Séance ciné : à deux, c’est mieux ?

Céline Gobert
2012-07-20 17:00:00
Pour les avocat(e)s qui ne croient pas au mariage

Très vite, arrivent les gestes routiniers, les matins, toujours les mêmes, les soirs, des armées de clones infatigables. Les élans effrénés laissent alors place au confort des habitudes, la folie des débuts à un long fleuve tranquille.
Le couple. Voilà ce que scrute la talentueuse Sarah Polley dans ce deuxième film, sorte d’écho (de jeunesse) au duo vieillissant de son poignant Away from her.
Ici, elle s’intéresse de plus près aux tourments de Margot (Michelle Williams, nouvelle icône indé), jeune femme fantaisiste et insatisfaite, qui lorgne du côté du beau voisin, parce que son mari (épatant Seth Rogen, dans un rôle plein de sobriété) ne lui offre plus les frissons des prémisses.

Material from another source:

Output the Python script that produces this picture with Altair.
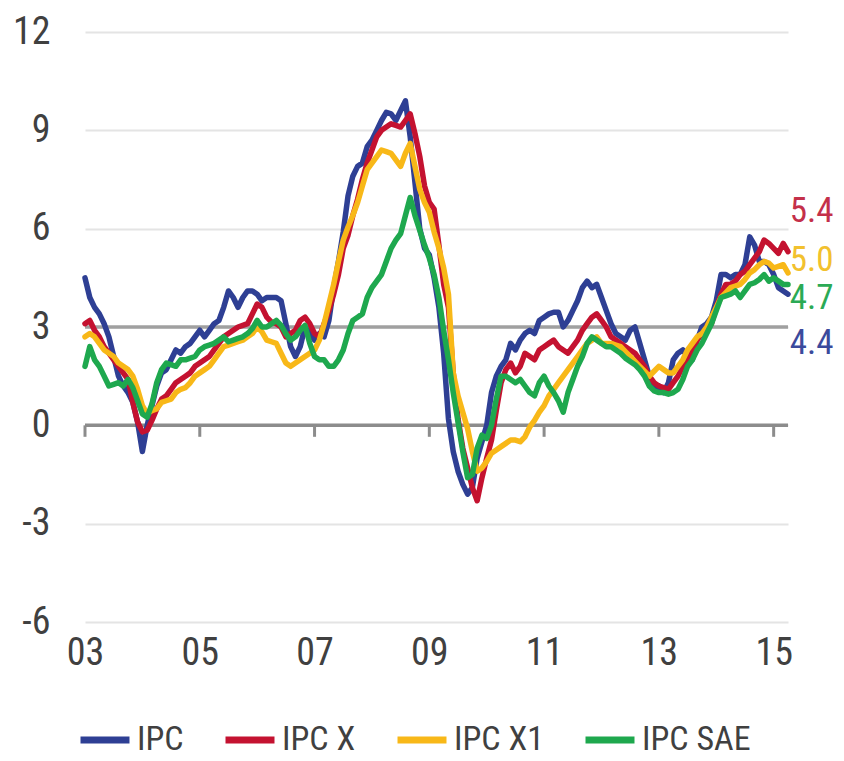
import altair as alt
import pandas as pd

FONT = "Liberation Sans Narrow, Roboto Condensed, DejaVu Sans Condensed, Arial Narrow, sans-serif"

series_names = ["IPC", "IPC X", "IPC X1", "IPC SAE"]
series_colors = ["#2E3F94", "#C41230", "#F8B818", "#1EA84E"]

ipc = [4.5, 3.9, 3.6, 3.4, 3.1, 2.7, 2.1, 1.5, 1.2, 1.0,
       0.7, 0.1, -0.8, 0.0, 0.6, 1.2, 1.6, 1.7, 2.0, 2.3, 2.2, 2.4,
       2.5, 2.7, 2.9, 2.7, 2.9, 3.1, 3.2, 3.6, 4.1, 3.9, 3.6, 3.9,
       4.1, 4.1, 4.0, 3.8, 3.9, 3.9, 3.9, 3.8, 3.1, 2.4, 2.1, 2.4,
       3.0, 2.8, 2.6, 2.8, 2.7, 3.2,
       4.2, 5.0, 5.9, 7.0, 7.6, 7.9, 8.0, 8.5, 8.7, 9.0, 9.3, 9.55, 9.5, 9.3, 9.6, 9.9, 8.8, 7.4,
       6.0, 5.4, 5.2, 4.5, 3.6, 2.2, 0.2, -0.8, -1.4, -1.8, -2.1, -1.9,
       -1.0, -0.5, 0.0, 1.0, 1.5, 1.8, 2.0, 2.5, 2.3, 2.6, 2.8, 2.9, 2.8, 3.2, 3.3, 3.4, 3.45, 3.45,
       3.0, 3.2, 3.5, 3.8, 4.2, 4.4, 4.2, 4.3, 3.9, 3.5, 3.1, 2.8, 2.7, 2.6, 2.9, 3.0, 2.5, 2.0, 1.5, 1.1,
       1.2, 1.0, 1.3, 2.0, 2.2, 2.3, 2.1, 2.0, 2.6, 3.0, 3.1, 3.3, 3.8, 4.6, 4.6, 4.5, 4.6, 4.6, 4.9,
       5.75, 5.5, 5.0, 5.0, 4.9, 4.6, 4.2, 4.1, 4.0]

ipc_x = [3.1, 3.2, 2.9, 2.7, 2.4, 2.2, 2.0, 1.8, 1.6, 1.4,
         0.7, 0.1, -0.2, -0.15, 0.15, 0.5, 0.8, 0.9, 1.1, 1.3,
         1.4, 1.5, 1.6, 1.8, 1.9, 2.0, 2.1, 2.3, 2.5, 2.7,
         2.8, 2.9, 3.0, 3.05, 3.1, 3.4, 3.7, 3.6, 3.3, 3.15, 3.1, 3.0,
         2.7, 2.8, 2.9, 3.2, 3.3, 3.1, 2.8, 2.7, 3.1, 3.5, 4.0, 4.6,
         5.4, 5.8, 6.4, 6.9, 7.5, 8.0, 8.4, 8.8, 9.0, 9.1,
         9.2, 9.15, 9.1, 9.3, 9.5, 8.9, 8.2, 7.3, 6.8, 6.6,
         5.5, 4.3, 3.6, 1.6, 0.2, -0.7, -1.3, -1.9, -2.3, -1.6,
         -1.0, -0.45, 0.45, 1.3, 1.7, 1.9, 1.6, 1.8, 2.2, 2.1,
         2.0, 2.3, 2.4, 2.5,
         2.6, 2.4, 2.3, 2.2, 2.4, 2.6, 2.9, 3.1, 3.3, 3.4, 3.2, 3.0,
         2.7, 2.6, 2.5, 2.4, 2.3, 2.2, 2.0, 1.8, 1.5, 1.3, 1.2, 1.15, 1.1,
         1.3, 1.5, 1.8, 2.0, 2.3, 2.6, 2.8, 2.9, 3.1, 3.6, 4.0, 4.3,
         4.3, 4.4, 4.6, 4.7, 4.9, 5.1, 5.3, 5.65, 5.55, 5.4, 5.25, 5.55, 5.3]

ipc_x1 = [2.7, 2.8, 2.7, 2.5, 2.3, 2.2, 2.1, 1.9, 1.8, 1.7,
          1.5, 1.1, 0.6, 0.35, 0.45, 0.5, 0.7, 0.75, 0.8, 1.0,
          1.1, 1.15, 1.3, 1.5, 1.6, 1.7, 1.8, 2.0, 2.2, 2.4,
          2.45, 2.5, 2.55, 2.6, 2.7, 2.8, 3.0, 2.85, 2.6, 2.55, 2.5, 2.2,
          1.9, 1.8, 1.9, 2.0, 2.1, 2.2, 2.3, 2.6, 3.1, 3.7, 4.3, 5.0,
          5.65, 6.05, 6.4, 6.8, 7.3, 7.8, 8.0, 8.2, 8.4, 8.35,
          8.3, 8.1, 7.9, 8.3, 8.6, 7.9, 7.2, 6.8, 6.5, 5.9,
          5.4, 4.8, 4.0,
          1.6, 0.9, 0.4, -0.1, -0.8, -1.4, -1.3, -1.1, -0.85, -0.75,
          -0.65, -0.55, -0.45, -0.45, -0.5, -0.35, -0.05, 0.15, 0.4, 0.6,
          0.9, 1.1, 1.3, 1.5, 1.7, 1.9, 2.1, 2.3, 2.5, 2.6, 2.7,
          2.5, 2.5, 2.5, 2.45, 2.4, 2.25, 2.1, 1.95, 1.8, 1.65, 1.5, 1.65,
          1.8, 1.7, 1.6, 1.6, 1.8, 2.0,
          2.3, 2.5, 2.7, 2.8, 3.0, 3.3, 3.6, 3.9, 4.05, 4.2, 4.25,
          4.3, 4.45, 4.65, 4.75, 4.9, 5.0, 4.95, 4.8, 4.85, 4.9, 4.65]

ipc_sae = [1.8, 2.4, 2.0, 1.8, 1.5, 1.2, 1.25, 1.3, 1.2, 1.4,
           1.15, 0.75, 0.35, 0.25, 0.65, 1.3, 1.7, 1.9, 1.85, 1.8,
           2.0, 2.0, 2.05, 2.1, 2.3, 2.4, 2.45, 2.5, 2.6, 2.7,
           2.55, 2.6, 2.65, 2.7, 2.8, 2.95, 3.2, 3.0, 3.0, 3.1,
           3.2, 3.05, 2.8, 2.6, 2.7, 2.9, 3.05, 2.5, 2.1, 2.0,
           2.0, 1.8, 1.8, 2.0, 2.3, 2.8, 3.2, 3.3, 3.4, 3.9,
           4.2, 4.4, 4.6, 5.0, 5.4, 5.65, 5.85, 6.4, 6.95,
           6.4, 5.95, 5.5, 5.1, 4.6, 3.9, 2.9, 2.0, 1.0, 0.1,
           -0.8, -1.6, -1.5, -0.7, -0.3, -0.4, 0.0, 0.8, 1.5, 1.5,
           1.4, 1.3, 1.4, 1.2, 1.0, 0.9, 1.3, 1.5, 1.2, 1.0,
           0.75, 0.4, 1.0, 1.4, 1.8, 2.1, 2.5, 2.7, 2.6, 2.5,
           2.4, 2.4, 2.3, 2.2, 2.05, 1.95, 1.85, 1.7, 1.5, 1.2,
           1.05, 1.0, 1.0,
           0.95, 1.0, 1.1, 1.4, 1.8, 2.0, 2.3, 2.5, 2.8, 3.1,
           3.5, 3.9, 3.95, 4.0, 4.1, 3.9, 4.1, 4.3, 4.35, 4.45,
           4.6, 4.4, 4.5, 4.4, 4.3, 4.3]

start_year = 2003
y_ticks = [-6, -3, 0, 3, 6, 9, 12]
x_ticks = [2003, 2005, 2007, 2009, 2011, 2013, 2015]

end_labels = ["5.4", "5.0", "4.7", "4.4"]
end_label_y = [6.55, 5.05, 3.9, 2.5]
end_label_colors = ["#C4304A", "#F2C12E", "#2BAA55", "#3B4A9C"]

rows = []
for name, vals in zip(series_names, [ipc, ipc_x, ipc_x1, ipc_sae]):
    for i, v in enumerate(vals):
        rows.append({"t": start_year + i / 12.0, "v": v, "serie": name})
df = pd.DataFrame(rows)

n_months = max(len(ipc), len(ipc_x), len(ipc_x1), len(ipc_sae))
x_end = start_year + (n_months - 1) / 12.0

x_scale = alt.Scale(domain=[start_year, x_end], nice=False, zero=False)
y_scale = alt.Scale(domain=[-6, 12], nice=False, zero=False)

base = alt.Chart(df)

lines = base.mark_line(strokeWidth=5.5, strokeJoin="round", strokeCap="round").encode(
    x=alt.X("t:Q", scale=x_scale,
            axis=alt.Axis(values=x_ticks, labelExpr="substring(toString(datum.value), 2)",
                          grid=False, ticks=False, domain=False, labelFontSize=38,
                          labelFlush=False, labelBound=False,
                          labelFont=FONT, labelColor="#404040", labelPadding=12, title=None)),
    y=alt.Y("v:Q", scale=y_scale,
            axis=alt.Axis(values=y_ticks, labelExpr="toString(datum.value)",
                          grid=True, gridColor="#e4e4e4", gridWidth=2,
                          ticks=False, domain=False, labelFontSize=38, labelFont=FONT,
                          labelColor="#404040", labelPadding=35, title=None)),
    color=alt.Color("serie:N",
                    scale=alt.Scale(domain=series_names, range=series_colors),
                    sort=series_names,
                    legend=alt.Legend(orient="none", legendX=-8, legendY=680,
                                      direction="horizontal", title=None,
                                      symbolType="stroke", symbolStrokeWidth=7,
                                      symbolSize=2400, labelFontSize=34, labelFont=FONT,
                                      labelColor="#404040", labelOffset=4, columnPadding=27,
                                      labelLimit=300)),
    order=alt.Order("t:Q"),
)

ref3 = alt.Chart(pd.DataFrame({"y": [3]})).mark_rule(color="#a0a0a0", strokeWidth=3.5).encode(
    y=alt.Y("y:Q", scale=y_scale))
ref0 = alt.Chart(pd.DataFrame({"y": [0]})).mark_rule(color="#8c8c8c", strokeWidth=3.5).encode(
    y=alt.Y("y:Q", scale=y_scale))
ticks = alt.Chart(pd.DataFrame({"t": x_ticks, "y0": [0] * len(x_ticks), "y1": [-0.35] * len(x_ticks)})
                  ).mark_rule(color="#8c8c8c", strokeWidth=3).encode(
    x=alt.X("t:Q", scale=x_scale), y=alt.Y("y0:Q", scale=y_scale), y2="y1:Q")

lab_df = pd.DataFrame({"t": [x_end + 0.03] * len(end_labels), "y": end_label_y,
                       "txt": end_labels, "c": end_label_colors})
labels = alt.Chart(lab_df).mark_text(align="left", baseline="middle", fontSize=35, font=FONT).encode(
    x=alt.X("t:Q", scale=x_scale), y=alt.Y("y:Q", scale=y_scale),
    text="txt:N", color=alt.Color("c:N", scale=None))

chart = alt.layer(ref3, ref0, ticks, lines, labels).properties(
    width=703, height=590,
    autosize=alt.AutoSizeParams(type="none"),
    padding={"left": 77, "top": 24, "right": 48, "bottom": 137},
).configure_view(stroke=None)

chart.save("out.html", embed_options={"renderer": "svg", "actions": False})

De son hésitation (tromper ou pas sa moitié ? Préférer l’excitation du neuf face à l’ennui du connu ?), la cinéaste canadienne livre un joyau de mise en scène, juste de A à Z, abouti, maîtrisé, et profond.
Take this waltz, titre issu d’un morceau de Leonard Cohen- utilisé par ailleurs dans l’une des plus belles séquences du film, s’affirme comme l’un des sommets cinématographiques de l’année.

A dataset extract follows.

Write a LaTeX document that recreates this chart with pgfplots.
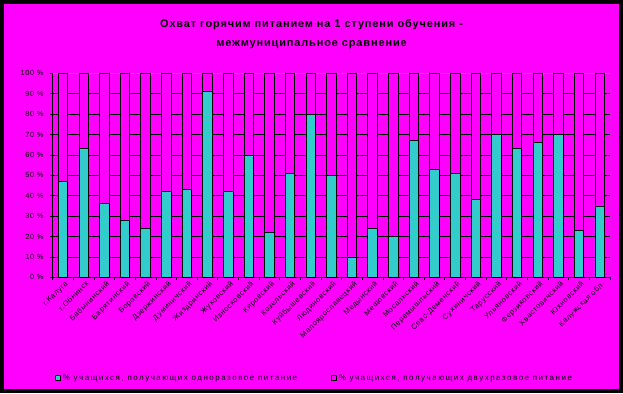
\documentclass[border=0pt]{standalone}
\usepackage{pgfplots}
\pgfplotsset{compat=1.18}
\usepackage{fontspec}
\setmainfont{Liberation Sans}
\newfontfamily\legfont[LetterSpace=19]{Liberation Sans}
\newfontfamily\titfont[LetterSpace=8]{Liberation Sans}
\newfontfamily\tickfont[LetterSpace=8]{Liberation Sans}
\definecolor{mag}{RGB}{255,0,255}
\definecolor{teal1}{RGB}{51,204,204}
\pgfplotstableread{
x one two
0 47 53
1 63 37
2 36 64
3 28 72
4 24 76
5 42 58
6 43 57
7 91 9
8 42 58
9 60 40
10 22 78
11 51 49
12 80 20
13 50 50
14 10 90
15 24 76
16 20 80
17 67 33
18 53 47
19 51 49
20 38 62
21 70 30
22 63 37
23 66 34
24 70 30
25 23 77
26 35 65
}\datatable
\begin{document}
\begin{tikzpicture}[x=1bp,y=1bp]
\fill[black] (0,0) rectangle (623,393);
\fill[mag] (4,4) rectangle (619,389);
\begin{axis}[
  at={(52.7bp,115.7bp)}, anchor=south west,
  scale only axis, width=557.3bp, height=204bp,
  xmin=-0.5, xmax=26.5, ymin=0, ymax=100,
  ybar stacked, bar width=9.5bp,
  axis x line*=bottom, axis y line*=left,
  axis line style={black, line width=0.8bp},
  ytick={0,10,...,100},
  yticklabels={0 \%,10 \%,20 \%,30 \%,40 \%,50 \%,60 \%,70 \%,80 \%,90 \%,100 \%},
  ymajorgrids, grid style={black, line width=0.8bp},
  xtick={0,...,26},
  xticklabels={г.Калуга,г.Обнинск,Бабынинский,Барятинский,Боровский,Дзержинский,Думиничский,Жиздринский,Жуковский,Износковский,Кировский,Козельский,Куйбышевский,Людиновский,Малоярославецкий,Медынский,Мещовский,Мосальский,Перемышльский,Спас-Деменский,Сухиничский,Тарусский,Ульяновский,Ферзиковский,Хвастовичский,Юхновский,Калужская обл.},
  minor xtick={-0.5,0.5,...,26.5},
  tick align=outside, major tick length=3bp, minor tick length=3bp,
  major x tick style={draw=none},
  tick style={black, line width=0.8bp},
  xticklabel style={rotate=45, anchor=north east, font=\tickfont\fontsize{7.5}{8}\selectfont, inner sep=1bp, xshift=2bp},
  yticklabel style={font=\tickfont\fontsize{7.5}{8}\selectfont, inner sep=2bp, xshift=-4bp},
  title={Охват горячим питанием на 1 ступени обучения -\\межмуниципальное сравнение},
  title style={at={(0.4644,1.161)}, anchor=center, align=center, font=\titfont\bfseries\fontsize{11}{19}\selectfont},
  legend columns=2,
  legend style={at={(0.47,-0.494)}, anchor=center, draw=none, fill=none, font=\legfont\fontsize{8}{9}\selectfont, /tikz/every even column/.append style={column sep=32bp}},
  legend image code/.code={\draw[#1, line width=0.6bp] (0bp,-2.5bp) rectangle (5bp,2.5bp);},
]
\addplot[fill=teal1, draw=black, line width=0.8bp] table[x=x,y=one]{\datatable};
\addplot[fill=mag, draw=black, line width=0.8bp] table[x=x,y=two]{\datatable};
\draw[gray, line width=0.8bp] (rel axis cs:0,1) -- (rel axis cs:1,1) -- (rel axis cs:1,0);
\legend{{\% учащихся, получающих  одноразовое питание}, {\% учащихся, получающих  двухразовое питание}}
\end{axis}
\end{tikzpicture}
\end{document}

Sarah Polley esquive toutes les erreurs (trop de mélo, du romantisme cliché), et livre une alliance parfaite entre comédie, réalisme et tragique. Ses peintures (l’intimité d’un couple, les tiraillements intérieurs, le quotidien d’une vie en couple) sont crédibles, bâties sur des détails essentiels, parsemés avec acuité.
Jusqu’à la conclusion ironiquo-cruelle et dérangeante, sa valse est enlevée, piquante, créative, et lève le masque sur une amère réalité: l’incapacité de son héroïne au bonheur.
V comme Variations
Pour les avocat(e)s qui ne croient pas à la fidélité

En quatre histoires, portraits de couples et variations sur le même thème (l’infidélité), il saupoudre son cru annuel de ses ingrédients habituels : humour corrosif, alliance d’absurdités folles (un anonyme devient subitement célèbre, un croque-mort se mue en ténor sous sa douche) et d’instantanés cruels (une épouse BCBG hantée par le dévergondage, un mec lambda tenté par la meilleure amie de sa copine).

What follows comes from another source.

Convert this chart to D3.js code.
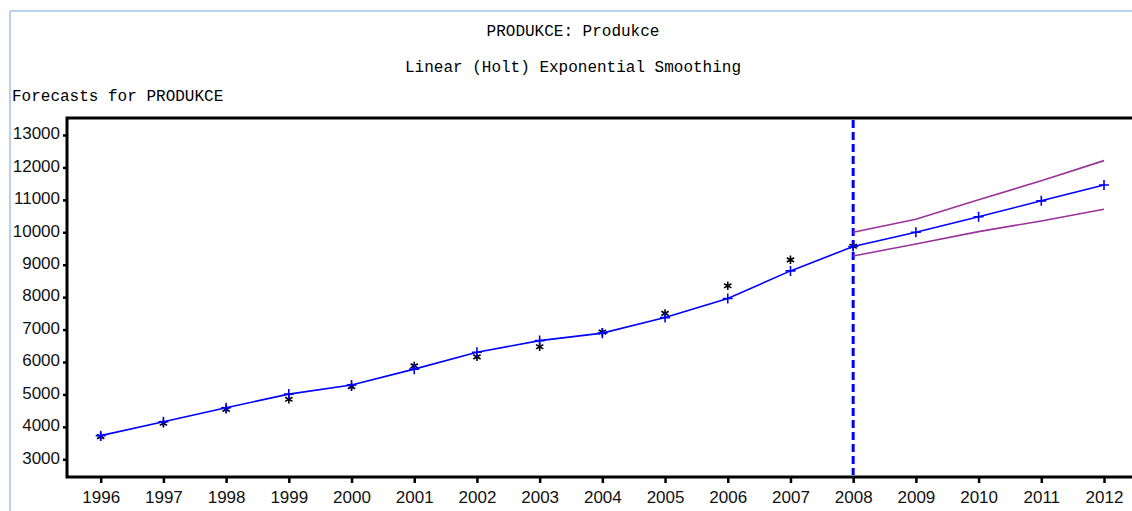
<!DOCTYPE html>
<html>
<head>
<meta charset="utf-8">
<script src="https://cdn.jsdelivr.net/npm/d3@7"></script>
<style>
  html, body { margin: 0; padding: 0; background: #fff; }
  svg { display: block; }
</style>
</head>
<body>
<svg id="chart" width="1132" height="511"></svg>
<script>
// Years on the time axis
const years = [1996, 1997, 1998, 1999, 2000, 2001, 2002, 2003, 2004, 2005, 2006, 2007, 2008, 2009, 2010, 2011, 2012];
// Observed PRODUKCE values (1996–2008)
const actualYears = [1996, 1997, 1998, 1999, 2000, 2001, 2002, 2003, 2004, 2005, 2006, 2007, 2008];
const actual = [3700, 4110, 4540, 4850, 5240, 5880, 6160, 6470, 6920, 7500, 8350, 9150, 9570];
// Holt smoothed / forecast values
const forecast = [3730, 4160, 4590, 5010, 5290, 5780, 6300, 6660, 6890, 7370, 7960, 8810, 9560, 10000, 10480, 10970, 11460];
// Forecast interval limits (2008–2012)
const boundYears = [2008, 2009, 2010, 2011, 2012];
const upper = [10000, 10400, 11000, 11590, 12210];
const lower = [9270, 9640, 10020, 10350, 10710];
// Y axis tick labels
const yTicks = [3000, 4000, 5000, 6000, 7000, 8000, 9000, 10000, 11000, 12000, 13000];
const forecastStart = 2008;

const svg = d3.select("#chart");

// Window edge lines
svg.append("line").attr("x1", 10).attr("x2", 10).attr("y1", 11).attr("y2", 511)
  .attr("stroke", "#9fc2ea").attr("stroke-width", 1.5);
svg.append("line").attr("x1", 10).attr("x2", 1132).attr("y1", 11).attr("y2", 11)
  .attr("stroke", "#9fc2ea").attr("stroke-width", 1.5);

const monoFont = "'Liberation Mono', 'DejaVu Sans Mono', monospace";
const sansFont = "'Liberation Sans', Arial, sans-serif";

// Titles
svg.append("text").attr("x", 573).attr("y", 36).attr("text-anchor", "middle")
  .attr("font-family", monoFont).attr("font-size", 16).attr("fill", "#000")
  .text("PRODUKCE: Produkce");
svg.append("text").attr("x", 573).attr("y", 72).attr("text-anchor", "middle")
  .attr("font-family", monoFont).attr("font-size", 16).attr("fill", "#000")
  .text("Linear (Holt) Exponential Smoothing");
svg.append("text").attr("x", 12).attr("y", 101)
  .attr("font-family", monoFont).attr("font-size", 16).attr("fill", "#000")
  .text("Forecasts for PRODUKCE");

// Plot frame
const frame = { left: 67, top: 118, right: 1145, bottom: 477 };

const x = d3.scaleLinear().domain([1996, 2012]).range([100.7, 1104]);
const y = d3.scaleLinear().domain([3000, 13000]).range([459.3, 135]);

// Axes
const yAxis = d3.axisLeft(y).tickValues(yTicks).tickSize(4).tickPadding(3).tickFormat(d3.format("d"));
const gy = svg.append("g").attr("transform", `translate(${frame.left},0)`).call(yAxis);
gy.select(".domain").remove();
gy.selectAll(".tick line").attr("stroke", "#000").attr("stroke-width", 2.5);
gy.selectAll(".tick text").attr("font-family", sansFont).attr("font-size", 17)
  .attr("fill", "#111").attr("dy", "0.22em");

const xAxis = d3.axisBottom(x).tickValues(years).tickSize(6).tickPadding(8).tickFormat(d3.format("d"));
const gx = svg.append("g").attr("transform", `translate(0,${frame.bottom})`).call(xAxis);
gx.select(".domain").remove();
gx.selectAll(".tick line").attr("stroke", "#000").attr("stroke-width", 2.5);
gx.selectAll(".tick text").attr("font-family", sansFont).attr("font-size", 17).attr("fill", "#111");

// Frame: left, top and bottom edges
svg.append("path")
  .attr("d", `M${frame.right},${frame.top}H${frame.left}V${frame.bottom}H${frame.right}`)
  .attr("fill", "none").attr("stroke", "#000").attr("stroke-width", 3);

// Forecast start marker
svg.append("line")
  .attr("x1", x(forecastStart)).attr("x2", x(forecastStart))
  .attr("y1", frame.top + 2).attr("y2", frame.bottom - 2)
  .attr("stroke", "#0000ff").attr("stroke-width", 3).attr("stroke-dasharray", "8,4");

const line = d3.line().x(d => x(d[0])).y(d => y(d[1]));

// Interval bounds
[upper, lower].forEach(arr => {
  svg.append("path")
    .datum(boundYears.map((yr, i) => [yr, arr[i]]))
    .attr("d", line).attr("fill", "none")
    .attr("stroke", "#993399").attr("stroke-width", 1.6);
});

// Observed values as asterisks
const star = d3.symbol().type(d3.symbolAsterisk).size(50);
svg.append("g").selectAll("path")
  .data(actualYears.map((yr, i) => [yr, actual[i]]))
  .join("path")
  .attr("transform", d => `translate(${x(d[0])},${y(d[1])})`)
  .attr("d", star).attr("fill", "none").attr("stroke", "#000").attr("stroke-width", 1.6);

// Forecast line with plus markers
const fData = years.map((yr, i) => [yr, forecast[i]]);
svg.append("path").datum(fData).attr("d", line).attr("fill", "none")
  .attr("stroke", "#0000ff").attr("stroke-width", 1.6);
const plus = d3.symbol().type(d3.symbolPlus).size(0);
svg.append("g").selectAll("path")
  .data(fData)
  .join("path")
  .attr("d", d => `M${x(d[0]) - 5},${y(d[1])}h10M${x(d[0])},${y(d[1]) - 5}v10`)
  .attr("fill", "none").attr("stroke", "#0000ff").attr("stroke-width", 1.6);
</script>
</body>
</html>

Porté par des acteurs au top (Alec Baldwin, Penelope Cruz, Roberto Benigni ou encore Ellen Page), Rome mon amour, s’il est loin d’être le meilleur Allen (la comparaison avec son dernier long-métrage lui serait même fatal), se révèle plus intéressant que ne laissent supposer les marivaudages en cours.
Le couple, comme toujours chez le cinéaste, n’est pas épargné : derrière ses sourires, son entrain et son ton comique, le film cache des canines bien acérées, qui dissèque les cœurs pour poser sur la table certaines vérités.
Parmi elles : les bienséances sociales, le désir insatiable d’accéder à la célébrité, les penchants de l’humain (homme ou femme) pour l’interdit, les supercheries de l’amour.
La musique est guillerette, le soleil romain étincelant, la bonne humeur contagieuse, mais on est chez Woody Allen, et la rose cache- forcément- ses épines.
Au final, ce sont ces éclairs-là qui offrent au cru Allen 2012, des accents amers délectables.